Bad Mexicans:  Race, Empire, and Revolution in the Borderlands by Kelly Lytle Hernández

Bad mexicans

On Fresh Air on NPR, Historian Kelly Lytle Hernández talks about her book, which tells the previously untold story of the rebels who fled Mexico to the United States and helped incite the 1910 Mexican Revolution.  Hernández spoke with guest interviewer Tonya Mosley about Bad Mexicans:  Race, Empire, and Revolution in the Borderlands. “People who were being disparaged at that time as ‘bad Mexicans’ in the United States were those who organized, those who protested against the conditions of what was then known as Juan Crow, a similar form of social marginalization as Jim Crow,” Hernández says.

The publisher’s blurb about Bad Mexicans describes the book as follows:

Bad Mexicans tells the dramatic story of the magonistas, the migrant rebels who sparked the 1910 Mexican Revolution from the United States. Led by a brilliant but ill-tempered radical named Ricardo Flores Magón, the magonistas were a motley band of journalists, miners, migrant workers, and more, who organized thousands of Mexican workers—and American dissidents—to their cause. Determined to oust Mexico’s dictator, Porfirio Díaz, who encouraged the plunder of his country by U.S. imperialists such as Guggenheim and Rockefeller, the rebels had to outrun and outsmart the swarm of U. S. authorities vested in protecting the Diaz regime. The U.S. Departments of War, State, Treasury, and Justice as well as police, sheriffs, and spies, hunted the magonistas across the country. Capturing Ricardo Flores Magón was one of the FBI’s first cases.

But the magonistas persevered. They lived in hiding, wrote in secret code, and launched armed raids into Mexico until they ignited the world’s first social revolution of the twentieth century.

Taking readers to the frontlines of the magonista uprising and the counterinsurgency campaign that failed to stop them, Kelly Lytle Hernández puts the magonista revolt at the heart of U.S. history. Long ignored by textbooks, the magonistas threatened to undo the rise of Anglo-American power, on both sides of the border, and inspired a revolution that gave birth to the Mexican-American population, making the magonistas’ story integral to modern American life.”

Bad Mexicans is a brilliant look at an important, and largely forgotten, part of U.S./Mexico history.

The second book explains Why Immigrant Children Excel More than US-Born Kids.  This important fact gets little play in the national discussion in the U.S. about immigration.

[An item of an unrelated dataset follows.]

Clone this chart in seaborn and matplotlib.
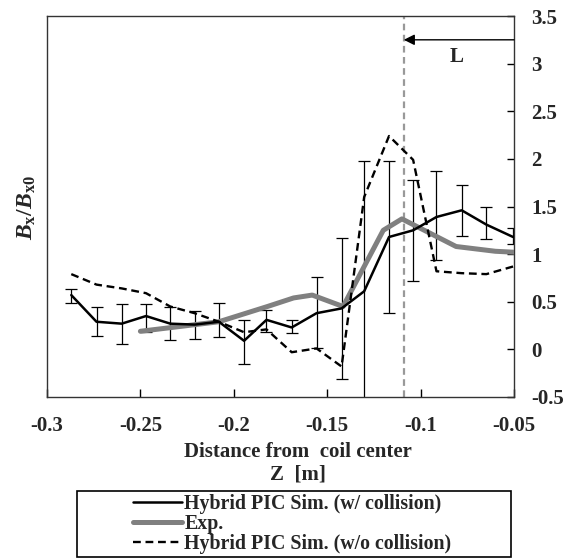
import numpy as np
import pandas as pd
import matplotlib
matplotlib.use("Agg")
import matplotlib.pyplot as plt
from matplotlib.patches import Rectangle
import seaborn as sns

# ---------------- data ----------------
sim_z = [-0.287, -0.2735, -0.260, -0.247, -0.234, -0.221, -0.208, -0.1945, -0.1825,
         -0.169, -0.1557, -0.1423, -0.1302, -0.1169, -0.104, -0.0915, -0.078, -0.0648, -0.0505]
coll_v = [0.57, 0.29, 0.27, 0.35, 0.27, 0.26, 0.29, 0.09, 0.31, 0.23, 0.38, 0.43,
          0.61, 1.18, 1.25, 1.39, 1.46, 1.31, 1.18]
coll_lo = [0.485, 0.14, 0.06, 0.18, 0.10, 0.11, 0.13, -0.15, 0.18, 0.17, 0.01, -0.31,
           -0.70, 0.38, 0.72, 0.94, 1.19, 1.16, 1.11]
coll_hi = [0.63, 0.44, 0.48, 0.48, 0.44, 0.40, 0.49, 0.31, 0.41, 0.31, 0.76, 1.17,
           1.98, 1.98, 1.78, 1.87, 1.73, 1.49, 1.27]
nocoll_v = [0.79, 0.68, 0.64, 0.59, 0.45, 0.38, 0.29, 0.18, 0.21, -0.03, 0.01, -0.18,
            1.60, 2.24, 1.99, 0.82, 0.80, 0.79, 0.87]
exp_z = [-0.250, -0.208, -0.182, -0.168, -0.158, -0.1415, -0.120, -0.110, -0.081, -0.060, -0.050]
exp_v = [0.19, 0.29, 0.45, 0.54, 0.57, 0.45, 1.25, 1.37, 1.08, 1.03, 1.02]
L_pos = -0.109
x_ticks = [-0.3, -0.25, -0.2, -0.15, -0.1, -0.05]
y_ticks = [-0.5, 0, 0.5, 1, 1.5, 2, 2.5, 3, 3.5]
labels = ["Hybrid PIC Sim. (w/ collision)", "Exp.", "Hybrid PIC Sim. (w/o collision)"]

# ---------------- style ----------------
sns.set_theme(style="white")
plt.rcParams['font.family'] = ['Liberation Serif', 'DejaVu Serif']
plt.rcParams['font.weight'] = 'bold'
plt.rcParams['mathtext.fontset'] = 'custom'
plt.rcParams['mathtext.rm'] = 'Liberation Serif:bold'
plt.rcParams['mathtext.it'] = 'Liberation Serif:italic:bold'
plt.rcParams['mathtext.bf'] = 'Liberation Serif:bold'

fig = plt.figure(figsize=(5.67, 5.58), dpi=100)
ax = fig.add_axes([47/567, 1-397/558, 467/567, 381/558])

# error bars
err_lo = np.array(coll_v) - np.array(coll_lo)
err_hi = np.array(coll_hi) - np.array(coll_v)
ax.errorbar(sim_z, coll_v, yerr=[err_lo, err_hi], fmt='none', ecolor='black',
            elinewidth=0.9, capsize=4, capthick=0.9, zorder=2)

sns.lineplot(x=sim_z, y=coll_v, ax=ax, color='black', lw=1.8, sort=False,
             estimator=None, label=labels[0], zorder=4)
sns.lineplot(x=exp_z, y=exp_v, ax=ax, color='#808080', lw=3.6, sort=False,
             estimator=None, label=labels[1], zorder=3)
sns.lineplot(x=sim_z, y=nocoll_v, ax=ax, color='black', lw=1.7, sort=False,
             estimator=None, label=labels[2], zorder=3, linestyle=(0, (3.3, 2.0)))

ax.axvline(L_pos, color='#999999', lw=1.6, linestyle=(0, (3, 2)), zorder=1)
ax.annotate('', xy=(L_pos, 3.25), xytext=(-0.05, 3.25),
            arrowprops=dict(arrowstyle='-|>', color='black', lw=1, mutation_scale=16,
                            shrinkA=0, shrinkB=0))
ax.text(-0.0808, 3.07, 'L', fontsize=15, fontweight='bold', ha='center', va='center')

ax.set_xlim(-0.3, -0.05)
ax.set_ylim(-0.5, 3.5)
ax.set_xticks(x_ticks)
ax.set_xticklabels([f"{t:g}" for t in x_ticks])
ax.yaxis.tick_right()
ax.set_yticks(y_ticks)
ax.set_yticklabels([f"{t:g}" for t in y_ticks])
ax.tick_params(axis='x', direction='in', length=6, width=1, color='black',
               labelsize=15, pad=13.5, bottom=True, top=False)
ax.tick_params(axis='y', direction='in', length=5, width=1, color='black',
               labelsize=15, pad=12.5, right=True, left=False)
for lab in ax.get_xticklabels() + ax.get_yticklabels():
    lab.set_fontweight('bold')
for s in ax.spines.values():
    s.set_color('#333333')
    s.set_linewidth(1.0)

ax.set_xlabel('')
ax.set_ylabel('')
fig.text(27/567, 1-207/558, r'$B_{\mathrm{x}}/B_{\mathrm{x0}}$', rotation=90,
         fontsize=17, ha='center', va='center')
fig.text(298/567, 1-463/558, 'Distance from  coil center\nZ  [m]', fontsize=15,
         fontweight='bold', ha='center', va='center', linespacing=1.15)

# legend with custom frame
handles, labs = ax.get_legend_handles_labels()
if ax.get_legend() is not None:
    ax.get_legend().remove()
fig.patches.append(Rectangle((77/567, 1-557/558), 434/567, 66/558,
                             transform=fig.transFigure, fill=False,
                             edgecolor='black', lw=1.2))
leg = fig.legend(handles, labs, loc='center', bbox_to_anchor=(292/567, 1-524/558),
                 bbox_transform=fig.transFigure, frameon=False,
                 handlelength=2.5, handletextpad=0.1, labelspacing=0.02,
                 borderpad=0, prop={'weight': 'bold', 'size': 14.3})

fig.savefig('out.png', dpi=100)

The Voice of America spoke to economic historians Leah Boustan and Ran Abramitzky, who have thoroughly studied the data comparing today’s migrants to those who came to the United States a century ago.  Their findings are laid out in an important book, Streets of Gold: America’s Untold Story of Immigrant Success.

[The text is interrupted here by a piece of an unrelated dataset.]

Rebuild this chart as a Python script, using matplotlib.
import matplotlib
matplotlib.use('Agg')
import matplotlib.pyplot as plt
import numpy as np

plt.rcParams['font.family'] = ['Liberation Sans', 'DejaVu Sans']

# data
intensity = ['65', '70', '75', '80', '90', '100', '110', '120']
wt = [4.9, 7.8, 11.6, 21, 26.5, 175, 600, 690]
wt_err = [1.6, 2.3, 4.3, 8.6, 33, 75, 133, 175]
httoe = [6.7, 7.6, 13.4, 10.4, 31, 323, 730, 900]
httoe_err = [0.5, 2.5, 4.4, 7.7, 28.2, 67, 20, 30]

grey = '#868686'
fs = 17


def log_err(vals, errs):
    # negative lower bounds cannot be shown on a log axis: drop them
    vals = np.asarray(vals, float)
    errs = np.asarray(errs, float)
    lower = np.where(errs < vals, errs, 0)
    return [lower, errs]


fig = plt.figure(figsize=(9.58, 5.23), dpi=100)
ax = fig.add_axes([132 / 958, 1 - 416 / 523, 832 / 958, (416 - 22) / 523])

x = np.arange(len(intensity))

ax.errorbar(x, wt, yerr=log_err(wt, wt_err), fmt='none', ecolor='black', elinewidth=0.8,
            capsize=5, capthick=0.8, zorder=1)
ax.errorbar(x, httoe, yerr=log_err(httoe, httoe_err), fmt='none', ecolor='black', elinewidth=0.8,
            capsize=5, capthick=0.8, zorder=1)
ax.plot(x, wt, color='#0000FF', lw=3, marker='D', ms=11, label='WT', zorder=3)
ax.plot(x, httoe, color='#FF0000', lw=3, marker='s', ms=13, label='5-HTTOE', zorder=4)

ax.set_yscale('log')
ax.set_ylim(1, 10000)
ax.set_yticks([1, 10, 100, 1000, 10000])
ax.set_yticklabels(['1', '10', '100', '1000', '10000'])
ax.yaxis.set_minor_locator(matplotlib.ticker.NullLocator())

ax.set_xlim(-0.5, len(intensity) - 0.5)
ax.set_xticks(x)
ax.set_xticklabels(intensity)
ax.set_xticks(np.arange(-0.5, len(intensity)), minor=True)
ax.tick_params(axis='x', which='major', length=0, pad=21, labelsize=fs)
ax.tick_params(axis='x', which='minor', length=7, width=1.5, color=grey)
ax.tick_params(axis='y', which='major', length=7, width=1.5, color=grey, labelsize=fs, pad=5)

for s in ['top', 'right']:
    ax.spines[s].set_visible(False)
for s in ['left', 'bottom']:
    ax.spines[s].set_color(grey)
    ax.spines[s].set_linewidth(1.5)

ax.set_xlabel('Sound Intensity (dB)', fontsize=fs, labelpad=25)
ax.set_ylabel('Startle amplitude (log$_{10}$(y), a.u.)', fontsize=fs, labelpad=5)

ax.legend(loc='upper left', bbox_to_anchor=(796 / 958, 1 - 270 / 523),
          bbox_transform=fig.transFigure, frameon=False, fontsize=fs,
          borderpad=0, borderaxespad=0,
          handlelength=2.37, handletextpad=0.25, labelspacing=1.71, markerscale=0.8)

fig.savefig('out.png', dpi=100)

“One big surprise was how well the children of immigrants are doing, and how (children of) immigrants from nearly every sending country are more upwardly mobile than the children of the U.S.-born. And how that stays constant over 100 years, regardless of the sending country,” says Abramitzky.

The reason many children of immigrants do better than their American-born counterparts can come down to location, said Boustan. “They’re locating in very dynamic cities with a lot of good job opportunities, and that’s helping set up their kids for success,” Boustan says. “We find that the children of the internal migrants — the U.S.-born families that move somewhere else — actually look a lot like the children of immigrants. And so, what’s really happening is that immigrants are willing to move to good places, and a lot of U.S.-born families stay in the location where they were born.”

Another less-apparent advantage for children of immigrants in low-paying jobs, is that their parents might have college degrees and professional skills honed in their home countries that they cannot apply in the United States, but they instill a drive for education and professional success in their children.

As a whole, the data suggests that the children of today’s immigrants from the Dominican Republic, Mexico or Guatemala who grew up in relatively poor families are doing just as well as the children of Norwegian, German and Italian immigrants of the past.  Like them, they are more likely than the children of equally poor U.S.-born parents to make it into the middle class or beyond.